I have quoted Keller as saying that the Deccan Traps eruptions and our current burning of fossil fuels are “exactly the same,” but Keller, in other interviews has stated that our rate of warming is much faster and that the end result might be even worse than any volcanically precipitated extinction. Keller’s observations fit into the increasingly dark and ominous warnings by scientists like Gavin Schmidt who states that we may be in “uncharted territories.” or James Hansen’s statement that we have reached a point where geoengineering is now necessary.
At the heart of the debate between Keller and her supporters and those arguing on behalf of Alvarez’s theory is the matter of time. Do extinctions transpire across eons, or do they come on in a fit of cosmic rage – a “bad weekend?” And how slow is slow? Keller has proposed that volcanic emissions perform lethal deeds across the eons, but also speed forward in particularly condensed pulses of volcanic escalation. The K-Pg extinction climaxed with a mere 25Ky of paroxysmal eruptions she argues.
Time is the big question for us. How much time do we have to reach net zero, to employ new strategies of economic slowdown, to build a climate movement large and passionate enough to battle against those contributing to the growing concentrations of atmospheric greenhouse gasses? In the past four years atmospheric carbon has risen by 10 parts per million. That rate would double our atmospheric carbon in less than 200 years. Exxon is the Deccan Traps on steroids.

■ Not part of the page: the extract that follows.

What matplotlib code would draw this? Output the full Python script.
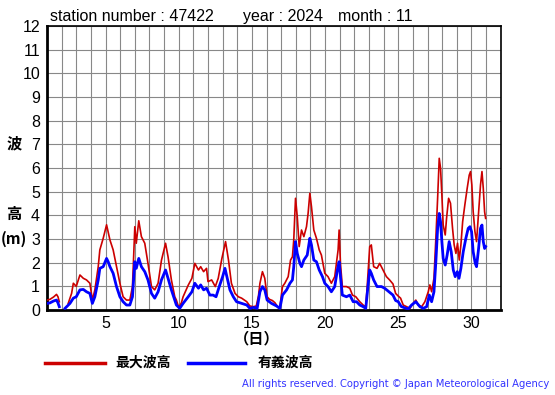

NASA has already responded to the fears of a meteor strike by launching the Dart mission to redirect an asteroid, but a speeding rock from the outer solar system is not our most fundamental threat – slowness is. The earth is heating by human designs, just not fast enough to mobilize action. That is why I prefer Keller to Alvarez, all other issues aside, she clarifies that what is now happening to the planet has happened before - and the same ending has repeated itself five times.